Common sources of subjectivity in talent assessment of employees

Talent assessment of employees is a crucial process for evaluating their performance, potential, and fit within the organization. However, subjectivity can sometimes creep into the assessment process, leading to biased or less objective evaluations. Some common sources of subjectivity in talent assessment include:

1) Personal Biases

Personal bias is a common source of subjectivity in talent assessment. Assessors may have unconscious biases based on personal preferences, stereotypes, or prejudices that can influence their perception of an employee’s performance. These biases may relate to factors such as gender, age, ethnicity, or personality traits.

2) Halo/Horns Effect

The halo effect occurs when a single positive trait of an employee influences the assessor’s overall perception, leading to an inflated rating of the employee’s performance. Conversely, the horns effect is when a single negative trait dominates the assessment, resulting in a lower rating. These sources of subjectivity in talent assessment is referred to as fallacies in critical and creative thinking since they obscure a person’s ability to use reason in assessing employees’ abilities.

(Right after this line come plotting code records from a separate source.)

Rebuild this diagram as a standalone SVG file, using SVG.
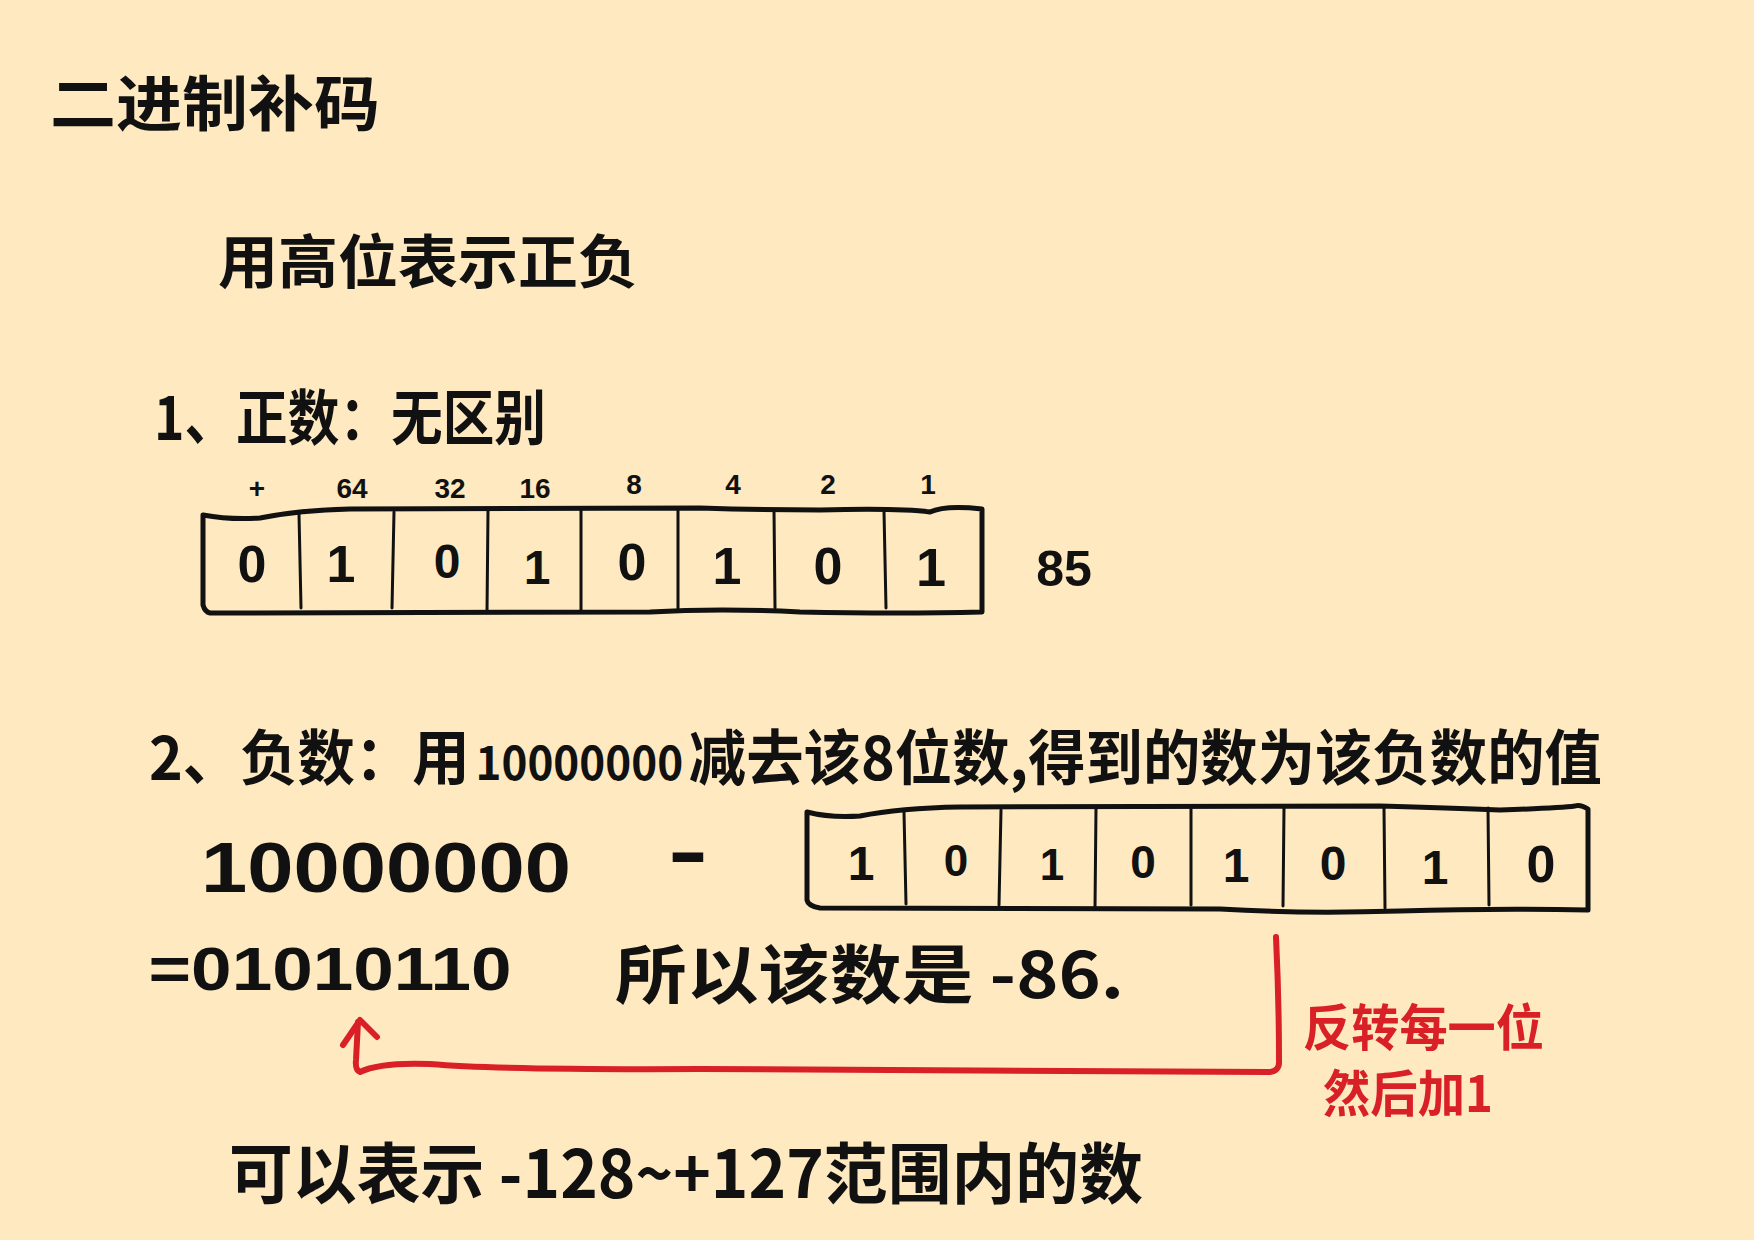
<svg xmlns="http://www.w3.org/2000/svg" width="1754" height="1240" viewBox="0 0 1754 1240">
<defs>
<style>
.t{font-family:"Noto Sans CJK SC","Liberation Sans",sans-serif;font-weight:700;fill:#111;}
.d{font-family:"Liberation Sans","Noto Sans CJK SC",sans-serif;font-weight:700;fill:#111;text-anchor:middle;}
.lbl{font-family:"Liberation Sans",sans-serif;font-weight:700;fill:#111;text-anchor:middle;font-size:28px;}
.red{font-family:"Noto Sans CJK SC","Liberation Sans",sans-serif;font-weight:700;fill:#D92027;}
.box{fill:none;stroke:#111;stroke-width:5;stroke-linecap:round;stroke-linejoin:round;}
.div{fill:none;stroke:#111;stroke-width:3;stroke-linecap:round;}
.arrow{fill:none;stroke:#D92027;stroke-width:6;stroke-linecap:round;stroke-linejoin:round;}
</style>
</defs>
<rect width="1754" height="1240" fill="#FEE9C0"/>

<g id="title">
<text class="t" x="50" y="126" font-size="60" textLength="330" lengthAdjust="spacingAndGlyphs">二进制补码</text>
</g>

<g id="subtitle">
<text class="t" x="218" y="283" font-size="58" textLength="420" lengthAdjust="spacingAndGlyphs">用高位表示正负</text>
</g>

<g id="positive-heading">
<text class="t" x="154" y="440" font-size="60" textLength="392" lengthAdjust="spacingAndGlyphs">1、正数：无区别</text>
</g>

<g id="bit-weights">
<text class="lbl" x="257" y="498">+</text>
<text class="lbl" x="352" y="498">64</text>
<text class="lbl" x="450" y="498">32</text>
<text class="lbl" x="535" y="498">16</text>
<text class="lbl" x="634" y="494">8</text>
<text class="lbl" x="733" y="494">4</text>
<text class="lbl" x="828" y="494">2</text>
<text class="lbl" x="928" y="494">1</text>
</g>

<g id="positive-box">
<path class="box" d="M203 515 Q230 520 260 518 Q300 510 350 509 L700 508 Q760 510 820 510 Q900 508 930 512 Q945 505 982 509 L982 612 Q900 614 800 612 Q720 608 650 612 L210 613 Q205 612 203 605 Z"/>
<path class="div" d="M299 514 L301 608 M394 512 L392 608 M488 511 L487 612 M581 510 L581 610 M678 509 L678 608 M774 510 L775 608 M884 511 L886 608"/>
<text class="d" x="252" y="582" font-size="52">0</text>
<text class="d" x="341" y="582" font-size="52">1</text>
<text class="d" x="447" y="578" font-size="48">0</text>
<text class="d" x="537" y="584" font-size="48">1</text>
<text class="d" x="632" y="580" font-size="52">0</text>
<text class="d" x="727" y="584" font-size="52">1</text>
<text class="d" x="828" y="584" font-size="52">0</text>
<text class="d" x="931" y="586" font-size="54">1</text>
</g>

<g id="value-85">
<text class="d" x="1064" y="586" font-size="50">85</text>
</g>

<g id="negative-heading">
<text class="t" x="149" y="780" font-size="60" textLength="1453" lengthAdjust="spacingAndGlyphs">2、负数：用<tspan font-size="46" dx="6">10000000</tspan><tspan dx="6">减去该8位数,得到的数为该负数的值</tspan></text>
</g>

<g id="minuend">
<text class="d" x="386" y="892" font-size="70" textLength="370" lengthAdjust="spacingAndGlyphs">10000000</text>
<text class="d" x="688" y="878" font-size="80" textLength="40" lengthAdjust="spacingAndGlyphs">-</text>
</g>

<g id="negative-box">
<path class="box" d="M807 812 Q830 818 860 816 Q900 808 960 807 L1380 806 Q1450 808 1500 810 Q1560 808 1575 806 Q1580 804 1588 809 L1588 910 Q1500 908 1400 911 Q1300 914 1220 909 L820 908 Q808 906 807 900 Z"/>
<path class="div" d="M904 812 L906 904 M1001 810 L999 905 M1096 808 L1095 908 M1191 808 L1191 905 M1284 808 L1283 906 M1384 808 L1385 908 M1488 808 L1489 905"/>
<text class="d" x="861" y="880" font-size="48">1</text>
<text class="d" x="956" y="876" font-size="44">0</text>
<text class="d" x="1052" y="880" font-size="44">1</text>
<text class="d" x="1143" y="878" font-size="46">0</text>
<text class="d" x="1236" y="882" font-size="48">1</text>
<text class="d" x="1333" y="880" font-size="48">0</text>
<text class="d" x="1435" y="884" font-size="48">1</text>
<text class="d" x="1541" y="882" font-size="52">0</text>
</g>

<g id="result">
<text class="d" x="330" y="990" font-size="62" textLength="363" lengthAdjust="spacingAndGlyphs">=01010110</text>
</g>

<g id="conclusion">
<text class="t" x="615" y="998" font-size="64" textLength="509" lengthAdjust="spacingAndGlyphs">所以该数是 -86.</text>
</g>

<g id="connectors">
<path class="arrow" d="M1276 937 Q1279 1000 1279 1060 Q1280 1072 1268 1072 L700 1069 Q500 1070 430 1064 Q380 1062 360 1072 Q355 1070 356 1060 L358 1022"/>
<path class="arrow" d="M343 1045 L360 1020 L377 1037"/>
</g>

<g id="note">
<text class="red" x="1303" y="1046" font-size="50" textLength="241" lengthAdjust="spacingAndGlyphs">反转每一位</text>
<text class="red" x="1323" y="1112" font-size="50" textLength="170" lengthAdjust="spacingAndGlyphs">然后加1</text>
</g>

<g id="range">
<text class="t" x="229" y="1198" font-size="66" textLength="914" lengthAdjust="spacingAndGlyphs">可以表示 -128~+127范围内的数</text>
</g>
</svg>
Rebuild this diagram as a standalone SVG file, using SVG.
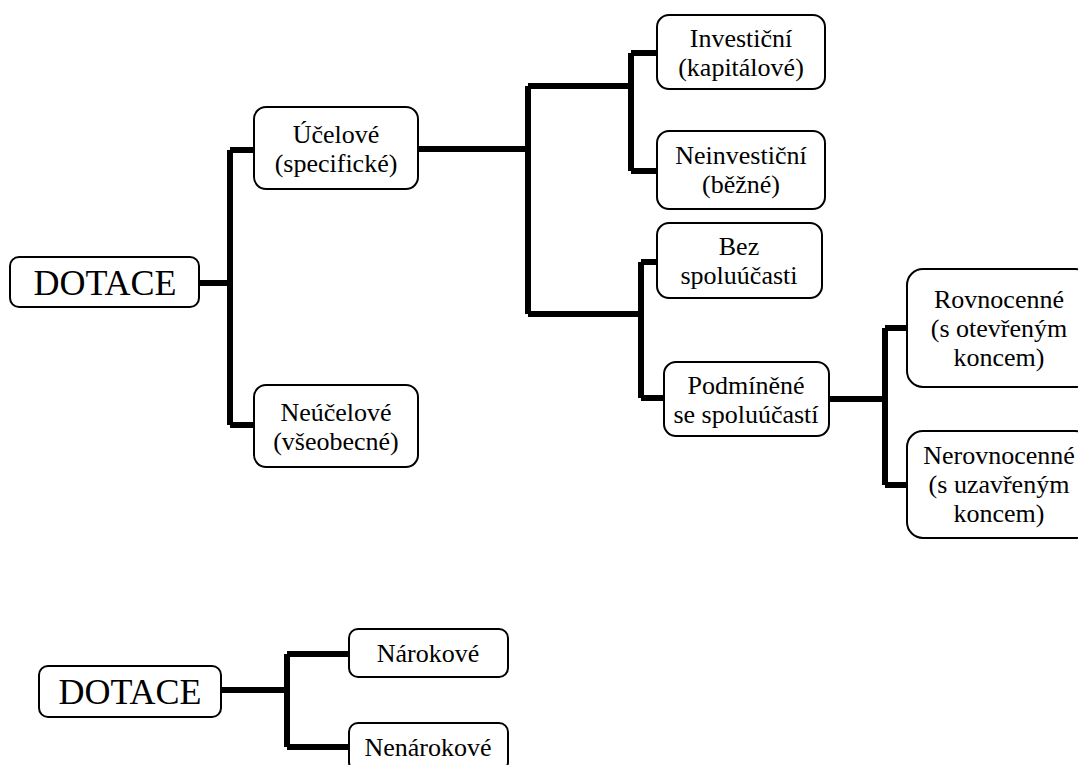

3) Leniency or Severity Bias

Some assessors may tend to be overly lenient or overly harsh in their evaluations consistently. This can lead to inflated or deflated ratings across the board, rather than providing accurate and fair assessments. Being lenient about employees’ standards is a detrimental source of subjectivity when assessing employees’ skills and abilities.

4) Recency Effect

The recency effect as a source of subjectivity in employees’ assessment affects recruiters’ judgement. Assessors might focus heavily on recent events or performance, overlooking long-term trends or accomplishments, which can distort the overall evaluation.

5) Central Tendency

Central tendency is a major source of subjectivity in talent assessment. Assessors may avoid using extreme ratings and instead opt for average or moderate scores for most employees, resulting in a lack of differentiation and meaningful assessment.

6) Similar-to-Me Bias

Subjectivity may occur during assessment due to employers’ tendency to choose people who share similar attitudes and values with them. Assessors may unconsciously favor employees who share similar backgrounds, experiences, or attitudes to their own, leading to a preference for those they perceive as more familiar.

7) Contrast Effect

The assessment of an employee may be influenced by the performance of other employees evaluated before or after them. If a strong performer is evaluated first, subsequent employees may be rated comparatively lower, even if their performance is objectively strong.

8) Stereotyping:

Stereotypes are common sources of bias and subjectivity everywhere. Assumptions based on stereotypes about certain roles, departments, or job positions can affect the evaluation of employees in those roles, regardless of their individual performance.

9) Single Source of Input

Relying solely on one assessor’s feedback can increase subjectivity during talent assessment exercise. Utilizing multiple sources, such as peers, subordinates, and self-assessments, can provide a more balanced and holistic view. One source provides only one way of looking at talents, ignoring other alternative measures or standards that could help in getting the right talent.

10) Lack of Clear Criteria

The last source of subjectivity in talent assessment is lack of a clear performance standard or criteria. When assessment criteria are vague or poorly defined, assessors may rely more on subjective judgments rather than objective data and metrics.


To minimize subjectivity in talent assessments, organizations can implement several measures, including:

  • Providing assessor training on bias awareness and conducting fair evaluations.
  • Using objective performance metrics and data wherever possible.
  • Standardizing the assessment process to ensure consistency across different assessors and evaluation periods.
  • Utilizing a combination of assessment methods, such as peer reviews, self-assessments, and 360-degree feedback, to gain a comprehensive perspective.
  • Implementing regular calibration sessions to align assessors’ evaluations and ensure fairness in ratings.
  • Encouraging ongoing feedback and communication between assessors and employees to clarify expectations and address any concerns.

By being aware of potential sources of subjectivity and taking proactive steps to address them, organizations can enhance the fairness and accuracy of talent assessments and support their employees’ development and growth.